Advantageously, system 5 can be used to lock off any drain line to minimize further damage. For example, if the plumbing array includes a broken pipe, the broken pipe drain line only can be locked off, preventing additional water damage and also to allow repairs with peace of mind that no one can flush water in that line until the repair is finished and the plumber turns the valves back to an operating position.

The system can also be used to flush traps (e.g., grease traps, hair traps). The traps are normally cleared manually. However, the disclosed system can be used to flush the traps using a volume of hot water or air as described above. The traps can be flushed using an automated system in some embodiments (e.g., a sensor in the drain line detects an increased pressure). In some embodiments, the traps are flushed at a set frequency (e.g., nightly in a hair salon or restaurant).

In some embodiments, the disclosed system can be used to flush out an air conditioning trap (e.g., air conditioning condensate drain trap). Such traps are essential for maintaining the efficiency and safety of HVAC systems. The trap allows condensate to drain from HVAC equipment and simultaneously prevents air from entering or escaping from equipment. In use, the condensate trap prevents the HVAC unit from sucking air from (or blowing air into) the drain line. Please see, U.S. Pat. Nos. 8,961,708 and 9,657,964, incorporated by reference herein. The disclosed system can be installed in an HVAC line as noted above to flush the air trip with fluid and/or air as needed to prevent clogs.

Optionally, the system can include an ultrasound probe used to detect the volume of water, thereby indicating the presence or absence of a clog. The term “ultrasound” refers to an acoustic wave with frequencies greater than about 20 kilohertz. The ultrasonic wave can be transmitted by a probe. The probe can be implemented by preparing probes for sector scanning, linear scanning, convex scanning, and so on and selecting and using an appropriate one of them in accordance with the part to be imaged (e.g., the plumbing array lines). The probe can include a transducer array, two or more light emission units, and a housing in some embodiments. The transducer array is an acoustic wave detector. The two light emission units may be disposed on both sides of the transducer array with the transducer array interposed therebetween in such a manner that each of the light emission units is disposed on either side. The housing accommodates the transducer array and the light emission units.

The presently disclosed system includes many advantages. For example, the system can be easily retrofitted to existing plumbing systems. Alternatively, the systems can be effectively added to new plumbing systems (e.g., in new construction).

System 5 can be used in a variety of environments, such as retail, restaurant, industrial, commercial, and/or residential plumbing systems.
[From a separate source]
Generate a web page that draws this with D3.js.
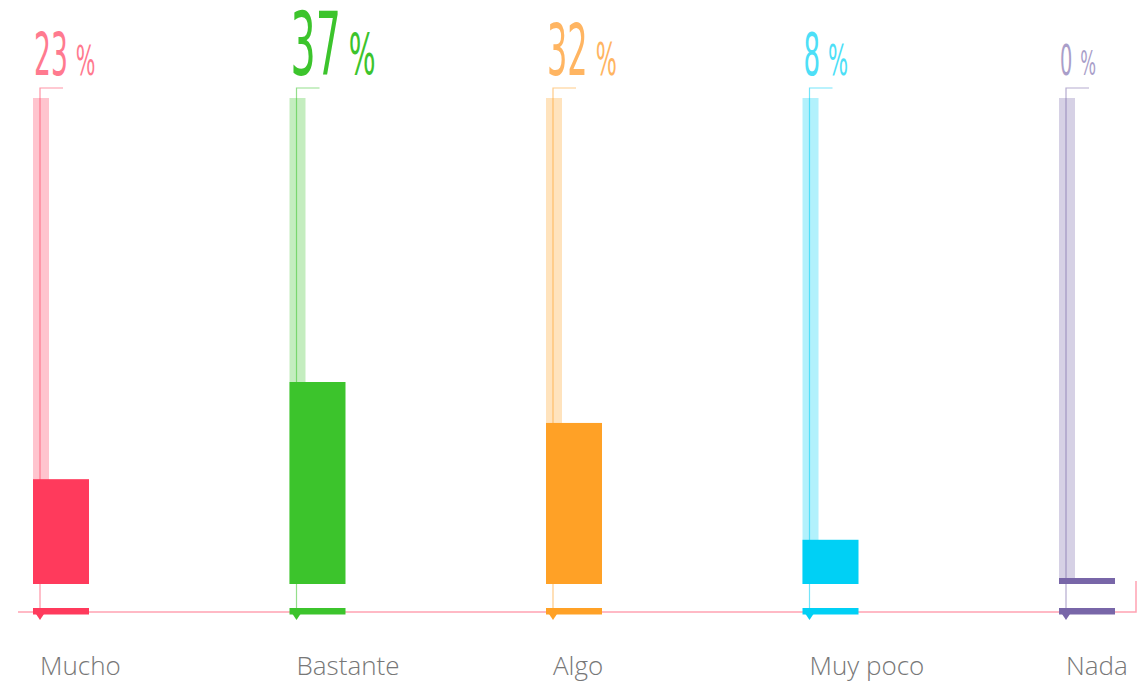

Further, the system can be installed in floor drains that are commonly found in office buildings and storage facilities that can also be used as trap primer since they are necessary in floor drains.

System 5 allows an operator to remove a clog from a plumbing array manually, through an automated system, or remotely, thereby saving time and preventing the significant expense of using a plumber's services.

The disclosed system is easy to use, such that it requires little to no training for successful operation.

The disclosed system can quickly dislodge a clog from the drain line of an associated fixture drain line, allowing the plumbing system to be operational again.

The disclosed system can also be used to assess damage to the drain line of a fixture. For example, a specific drain line can be closed off using the disclosed outlet lines and valves. Air and/or water can then be used to pressurize one or more specific waste lines in conjunction with a pressure gauge on the manifold. Once a waste line is pressurized to a desired pressure, if a decrease in pressure is observed, an operator will know that damage to that specific waste line has occurred. Repairs can then be accomplished to mitigate the future problem before it happens. The system therefore provides an easy and streamlined approach to detecting leaks in the fixture drain lines of a plumbing array before they happen, thereby avoiding costly repairs due to the contained and systematic way of testing.

Thus, the disclosed system and method can be used to clear a clog or other obstruction from one or more drain lines of a plumbing array. The system includes a manifold comprising a hot water inlet line in fluid communication with a hot water source. A plurality of outlet lines are operatively connected to the manifold, each outlet line in fluid connection to a dedicated fixture in an environment. Each outlet line comprises a valve configured to open or close the flow of water through the outlet line. Each outlet line is coupled with a drain line of the dedicated fixture. Hot water from the hot water inlet line is configured to flow within the interior of the manifold and be selectively distributed to a desired outlet line. With this system, a user can utilize a multifaceted array such as unclogging a drain, maintaining a system with routine cleanings, testing to avoid bigger issues down the line, and even being able to be a trap primer.

In some embodiments, the system can be automated to allow a user to set it and forget it, saving money in overhead and insurance policies. There are so many functions this brings and above all the data collected to identify problem areas that keep clogging. The system therefore allows a user to fix issues that would not be tracked otherwise. This system can be useful in real estate to know what a buyer is getting with all data compiled from software. For instance, the system can collect pertinent data (e.g., frequency of clogs in a particular environment/line/fixture, severity of a clog, response time to clear the clog, dates/times of clog events, and the like). The data can be used to provide summary details for a particular environment, and may be useful in events such as the sale of an apartment building as an indication of future clogging issues.

As described above, although preferred embodiments of the present invention have been described for illustrative purposes, those skilled in the art will appreciate that various modifications, additions and substitutions are possible, without departing from the scope and spirit of the invention as disclosed in the accompanying claims.